WHAT IS NEEDED - Do not copy the pictures. Write out the lines from the start of the entries through the line containing "yTicksM40 = [-1200,-1000,-800,-600,-400,-200,0,200,400,600,800];".

EXTRACTED ENTRIES -
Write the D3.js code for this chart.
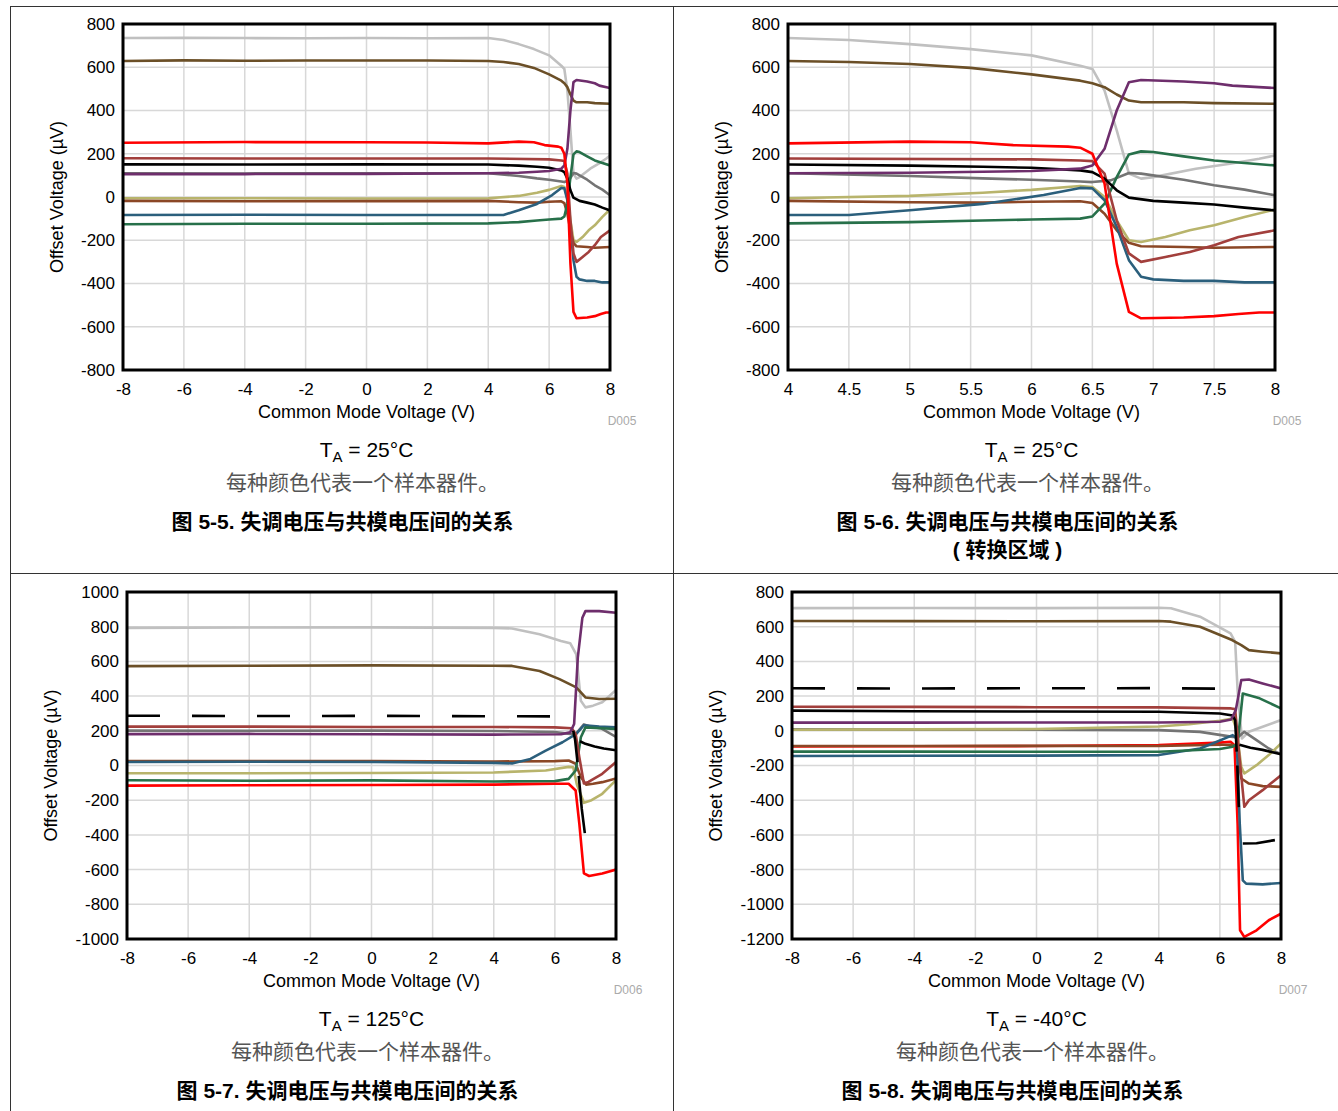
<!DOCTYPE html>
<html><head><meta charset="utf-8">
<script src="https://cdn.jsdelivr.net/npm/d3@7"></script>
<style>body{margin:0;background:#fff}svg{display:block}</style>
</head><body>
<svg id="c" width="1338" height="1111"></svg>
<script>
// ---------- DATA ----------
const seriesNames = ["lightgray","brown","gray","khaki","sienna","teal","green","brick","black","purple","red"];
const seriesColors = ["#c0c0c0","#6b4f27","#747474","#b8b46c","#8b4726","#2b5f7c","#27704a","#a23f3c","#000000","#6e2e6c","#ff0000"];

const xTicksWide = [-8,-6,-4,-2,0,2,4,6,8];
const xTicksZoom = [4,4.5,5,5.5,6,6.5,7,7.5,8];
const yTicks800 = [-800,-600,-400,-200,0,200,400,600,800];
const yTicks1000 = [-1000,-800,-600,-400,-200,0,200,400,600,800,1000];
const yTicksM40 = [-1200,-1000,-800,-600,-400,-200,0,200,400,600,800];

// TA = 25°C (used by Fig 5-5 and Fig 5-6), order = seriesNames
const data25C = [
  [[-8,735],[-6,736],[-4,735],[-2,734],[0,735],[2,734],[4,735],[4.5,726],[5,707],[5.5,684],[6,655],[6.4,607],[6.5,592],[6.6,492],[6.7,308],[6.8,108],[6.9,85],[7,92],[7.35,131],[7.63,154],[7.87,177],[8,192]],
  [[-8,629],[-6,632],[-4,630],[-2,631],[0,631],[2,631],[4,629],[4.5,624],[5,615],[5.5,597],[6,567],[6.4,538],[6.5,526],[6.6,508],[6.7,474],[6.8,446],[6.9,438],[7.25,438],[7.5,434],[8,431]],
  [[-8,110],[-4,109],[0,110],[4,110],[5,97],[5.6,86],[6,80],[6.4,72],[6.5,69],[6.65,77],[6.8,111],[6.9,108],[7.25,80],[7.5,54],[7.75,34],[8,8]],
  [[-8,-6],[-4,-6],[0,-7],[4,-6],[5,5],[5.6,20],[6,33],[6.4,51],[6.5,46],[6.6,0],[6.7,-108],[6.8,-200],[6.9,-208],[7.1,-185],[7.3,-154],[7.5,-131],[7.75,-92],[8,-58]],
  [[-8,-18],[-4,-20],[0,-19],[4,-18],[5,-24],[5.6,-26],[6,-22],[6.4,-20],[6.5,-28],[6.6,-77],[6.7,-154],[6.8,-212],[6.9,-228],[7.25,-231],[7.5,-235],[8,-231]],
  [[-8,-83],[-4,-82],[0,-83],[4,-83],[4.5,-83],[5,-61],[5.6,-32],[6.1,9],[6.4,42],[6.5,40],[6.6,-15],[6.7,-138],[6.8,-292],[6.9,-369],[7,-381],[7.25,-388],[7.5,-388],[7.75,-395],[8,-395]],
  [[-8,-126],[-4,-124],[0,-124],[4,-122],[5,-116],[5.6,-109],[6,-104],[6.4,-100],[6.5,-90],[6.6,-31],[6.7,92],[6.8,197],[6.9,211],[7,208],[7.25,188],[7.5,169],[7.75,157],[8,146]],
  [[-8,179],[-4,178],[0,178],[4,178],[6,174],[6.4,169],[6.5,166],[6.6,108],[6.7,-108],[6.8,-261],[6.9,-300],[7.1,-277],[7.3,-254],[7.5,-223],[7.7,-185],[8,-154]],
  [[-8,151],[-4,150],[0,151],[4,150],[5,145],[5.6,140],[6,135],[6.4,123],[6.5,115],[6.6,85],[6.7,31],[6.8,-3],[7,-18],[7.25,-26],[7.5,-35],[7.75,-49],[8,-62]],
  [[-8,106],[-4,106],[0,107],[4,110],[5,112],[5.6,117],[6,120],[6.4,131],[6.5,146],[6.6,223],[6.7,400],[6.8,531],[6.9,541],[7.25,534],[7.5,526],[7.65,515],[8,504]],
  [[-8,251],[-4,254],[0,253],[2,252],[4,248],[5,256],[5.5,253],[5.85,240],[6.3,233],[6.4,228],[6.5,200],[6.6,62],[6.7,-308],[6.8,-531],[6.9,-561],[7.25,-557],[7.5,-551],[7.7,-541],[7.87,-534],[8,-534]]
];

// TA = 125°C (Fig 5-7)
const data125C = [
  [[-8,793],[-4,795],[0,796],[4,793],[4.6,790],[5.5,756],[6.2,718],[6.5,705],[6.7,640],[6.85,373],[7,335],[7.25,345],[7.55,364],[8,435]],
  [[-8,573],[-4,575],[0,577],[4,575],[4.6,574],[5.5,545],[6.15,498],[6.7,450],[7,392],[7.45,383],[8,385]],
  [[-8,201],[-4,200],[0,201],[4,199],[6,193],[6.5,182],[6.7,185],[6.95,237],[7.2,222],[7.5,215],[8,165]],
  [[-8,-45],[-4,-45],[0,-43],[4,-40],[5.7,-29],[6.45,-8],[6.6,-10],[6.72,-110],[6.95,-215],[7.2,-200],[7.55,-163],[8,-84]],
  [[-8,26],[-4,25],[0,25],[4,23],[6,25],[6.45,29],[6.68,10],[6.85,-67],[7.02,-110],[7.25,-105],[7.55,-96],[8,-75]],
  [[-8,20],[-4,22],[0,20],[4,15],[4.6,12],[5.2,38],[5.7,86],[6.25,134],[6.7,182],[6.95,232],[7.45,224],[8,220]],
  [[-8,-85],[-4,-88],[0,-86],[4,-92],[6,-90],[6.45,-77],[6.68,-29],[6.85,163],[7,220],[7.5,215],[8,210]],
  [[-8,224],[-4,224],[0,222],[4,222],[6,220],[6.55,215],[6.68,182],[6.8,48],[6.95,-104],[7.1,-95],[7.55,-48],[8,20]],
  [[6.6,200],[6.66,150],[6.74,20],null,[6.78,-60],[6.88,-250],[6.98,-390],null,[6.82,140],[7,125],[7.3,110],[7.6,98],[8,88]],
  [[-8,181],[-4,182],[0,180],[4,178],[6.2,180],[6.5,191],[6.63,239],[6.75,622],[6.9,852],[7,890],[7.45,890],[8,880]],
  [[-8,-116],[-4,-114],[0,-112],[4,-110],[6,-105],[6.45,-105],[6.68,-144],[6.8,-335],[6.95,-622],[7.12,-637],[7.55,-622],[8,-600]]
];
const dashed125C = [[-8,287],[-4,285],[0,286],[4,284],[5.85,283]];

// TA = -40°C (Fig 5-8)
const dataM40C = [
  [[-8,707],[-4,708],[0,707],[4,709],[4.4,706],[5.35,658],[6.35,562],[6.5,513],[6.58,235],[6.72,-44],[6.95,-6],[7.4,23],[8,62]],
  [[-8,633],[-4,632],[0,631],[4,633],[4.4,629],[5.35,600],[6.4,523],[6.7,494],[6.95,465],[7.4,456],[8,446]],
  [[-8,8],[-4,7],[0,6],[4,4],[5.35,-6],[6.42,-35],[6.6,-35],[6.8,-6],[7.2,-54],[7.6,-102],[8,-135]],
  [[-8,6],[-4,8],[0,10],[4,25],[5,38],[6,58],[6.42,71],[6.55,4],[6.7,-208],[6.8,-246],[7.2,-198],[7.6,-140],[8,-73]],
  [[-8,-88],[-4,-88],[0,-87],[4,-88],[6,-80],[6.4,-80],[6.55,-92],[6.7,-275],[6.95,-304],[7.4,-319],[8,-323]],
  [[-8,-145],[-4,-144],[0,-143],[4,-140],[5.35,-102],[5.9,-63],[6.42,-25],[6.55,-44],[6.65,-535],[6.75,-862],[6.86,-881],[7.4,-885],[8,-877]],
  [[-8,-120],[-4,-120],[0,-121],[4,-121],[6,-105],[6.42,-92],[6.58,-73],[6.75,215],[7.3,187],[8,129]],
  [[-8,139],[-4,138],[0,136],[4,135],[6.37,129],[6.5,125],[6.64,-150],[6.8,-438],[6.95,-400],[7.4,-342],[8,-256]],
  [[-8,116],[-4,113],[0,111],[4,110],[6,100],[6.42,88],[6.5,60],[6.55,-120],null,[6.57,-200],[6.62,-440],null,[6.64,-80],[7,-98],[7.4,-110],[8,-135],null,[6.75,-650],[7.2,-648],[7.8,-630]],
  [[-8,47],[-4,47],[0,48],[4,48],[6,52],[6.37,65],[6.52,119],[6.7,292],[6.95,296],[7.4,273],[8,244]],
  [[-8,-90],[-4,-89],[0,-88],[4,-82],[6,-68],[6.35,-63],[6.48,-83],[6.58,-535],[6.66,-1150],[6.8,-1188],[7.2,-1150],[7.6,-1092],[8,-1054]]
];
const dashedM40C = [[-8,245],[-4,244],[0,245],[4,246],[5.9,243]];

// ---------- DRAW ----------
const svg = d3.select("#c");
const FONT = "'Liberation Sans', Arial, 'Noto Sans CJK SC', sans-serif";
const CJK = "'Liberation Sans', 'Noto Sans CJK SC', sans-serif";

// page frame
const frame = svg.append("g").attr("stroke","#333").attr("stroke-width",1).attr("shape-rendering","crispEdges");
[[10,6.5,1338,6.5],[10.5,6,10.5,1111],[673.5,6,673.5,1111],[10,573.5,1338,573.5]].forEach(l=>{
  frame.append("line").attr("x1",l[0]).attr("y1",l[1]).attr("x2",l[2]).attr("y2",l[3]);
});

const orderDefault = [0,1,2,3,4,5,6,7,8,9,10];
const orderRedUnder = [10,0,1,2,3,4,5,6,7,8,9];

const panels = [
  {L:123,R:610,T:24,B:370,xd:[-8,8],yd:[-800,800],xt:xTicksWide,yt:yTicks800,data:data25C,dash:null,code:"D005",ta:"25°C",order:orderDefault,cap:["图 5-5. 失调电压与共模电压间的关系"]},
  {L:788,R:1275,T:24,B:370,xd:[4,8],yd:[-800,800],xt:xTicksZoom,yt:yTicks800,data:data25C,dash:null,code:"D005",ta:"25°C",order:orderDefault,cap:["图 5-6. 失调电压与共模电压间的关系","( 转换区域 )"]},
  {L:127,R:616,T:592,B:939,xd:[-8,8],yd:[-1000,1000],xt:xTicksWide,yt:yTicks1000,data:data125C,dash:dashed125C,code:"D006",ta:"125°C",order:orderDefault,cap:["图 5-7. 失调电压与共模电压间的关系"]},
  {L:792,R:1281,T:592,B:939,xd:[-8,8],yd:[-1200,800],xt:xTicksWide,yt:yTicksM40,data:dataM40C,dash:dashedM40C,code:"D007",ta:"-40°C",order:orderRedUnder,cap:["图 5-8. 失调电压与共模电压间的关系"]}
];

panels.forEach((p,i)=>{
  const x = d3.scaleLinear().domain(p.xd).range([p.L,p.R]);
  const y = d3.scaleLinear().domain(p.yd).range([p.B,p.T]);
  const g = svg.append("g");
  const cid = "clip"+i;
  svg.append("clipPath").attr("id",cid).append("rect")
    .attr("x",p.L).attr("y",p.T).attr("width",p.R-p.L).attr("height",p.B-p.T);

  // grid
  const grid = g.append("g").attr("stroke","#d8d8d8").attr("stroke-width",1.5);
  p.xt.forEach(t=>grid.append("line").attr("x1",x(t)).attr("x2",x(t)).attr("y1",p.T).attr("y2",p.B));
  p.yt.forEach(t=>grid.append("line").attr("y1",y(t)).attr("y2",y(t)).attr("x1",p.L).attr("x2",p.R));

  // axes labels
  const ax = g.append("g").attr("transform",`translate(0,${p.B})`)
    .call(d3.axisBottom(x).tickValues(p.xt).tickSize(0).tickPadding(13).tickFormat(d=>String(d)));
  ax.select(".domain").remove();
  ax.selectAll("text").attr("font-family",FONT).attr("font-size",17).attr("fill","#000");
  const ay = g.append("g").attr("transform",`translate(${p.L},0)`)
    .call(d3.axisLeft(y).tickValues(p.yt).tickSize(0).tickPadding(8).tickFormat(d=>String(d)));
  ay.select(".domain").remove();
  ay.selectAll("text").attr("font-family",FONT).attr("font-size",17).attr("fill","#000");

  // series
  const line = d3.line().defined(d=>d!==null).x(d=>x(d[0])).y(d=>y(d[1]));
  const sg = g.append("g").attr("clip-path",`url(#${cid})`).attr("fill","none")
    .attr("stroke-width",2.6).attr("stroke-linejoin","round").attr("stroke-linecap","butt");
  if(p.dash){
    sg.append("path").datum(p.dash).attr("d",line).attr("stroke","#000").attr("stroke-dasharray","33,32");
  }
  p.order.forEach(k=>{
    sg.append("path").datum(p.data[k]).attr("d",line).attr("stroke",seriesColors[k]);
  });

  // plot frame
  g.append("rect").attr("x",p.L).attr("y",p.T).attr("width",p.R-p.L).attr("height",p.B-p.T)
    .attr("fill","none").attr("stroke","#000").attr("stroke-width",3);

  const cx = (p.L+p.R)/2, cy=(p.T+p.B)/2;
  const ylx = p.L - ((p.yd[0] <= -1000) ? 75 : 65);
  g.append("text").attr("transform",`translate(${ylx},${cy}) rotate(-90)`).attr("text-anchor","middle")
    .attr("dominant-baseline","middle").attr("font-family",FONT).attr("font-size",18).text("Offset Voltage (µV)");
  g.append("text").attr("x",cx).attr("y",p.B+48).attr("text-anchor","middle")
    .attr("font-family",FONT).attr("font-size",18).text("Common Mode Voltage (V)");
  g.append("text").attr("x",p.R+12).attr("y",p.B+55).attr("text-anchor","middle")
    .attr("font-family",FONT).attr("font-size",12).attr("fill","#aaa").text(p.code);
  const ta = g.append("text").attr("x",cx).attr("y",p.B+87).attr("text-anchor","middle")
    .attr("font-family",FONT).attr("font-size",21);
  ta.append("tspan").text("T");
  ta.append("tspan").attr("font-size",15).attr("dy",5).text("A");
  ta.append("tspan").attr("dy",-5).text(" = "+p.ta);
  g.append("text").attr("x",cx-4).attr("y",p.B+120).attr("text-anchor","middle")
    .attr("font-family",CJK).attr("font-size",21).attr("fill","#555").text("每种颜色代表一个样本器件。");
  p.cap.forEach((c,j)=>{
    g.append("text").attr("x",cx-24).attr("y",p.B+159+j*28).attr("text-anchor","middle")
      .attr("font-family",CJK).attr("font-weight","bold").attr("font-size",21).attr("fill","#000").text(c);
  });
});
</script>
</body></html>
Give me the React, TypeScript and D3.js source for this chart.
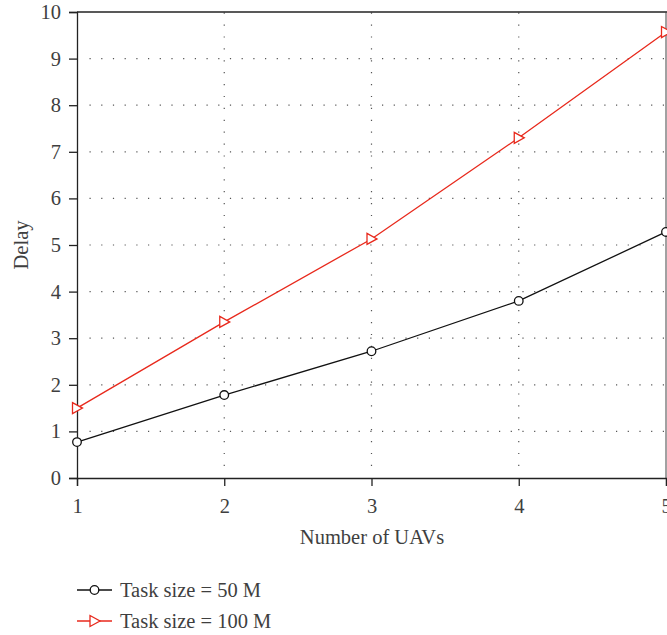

RESPONSE BELOW -
Write the D3.js code for this chart.
<!DOCTYPE html>
<html><head><meta charset="utf-8">
<script src="https://cdn.jsdelivr.net/npm/d3@7"></script>
<style>body{margin:0;background:#fff}svg{display:block}</style>
</head><body>
<svg id="c" width="1338" height="1111"></svg>
<script>
// ---------- DATA ----------
const seriesNames = ["lightgray","brown","gray","khaki","sienna","teal","green","brick","black","purple","red"];
const seriesColors = ["#c0c0c0","#6b4f27","#747474","#b8b46c","#8b4726","#2b5f7c","#27704a","#a23f3c","#000000","#6e2e6c","#ff0000"];

const xTicksWide = [-8,-6,-4,-2,0,2,4,6,8];
const xTicksZoom = [4,4.5,5,5.5,6,6.5,7,7.5,8];
const yTicks800 = [-800,-600,-400,-200,0,200,400,600,800];
const yTicks1000 = [-1000,-800,-600,-400,-200,0,200,400,600,800,1000];
const yTicksM40 = [-1200,-1000,-800,-600,-400,-200,0,200,400,600,800];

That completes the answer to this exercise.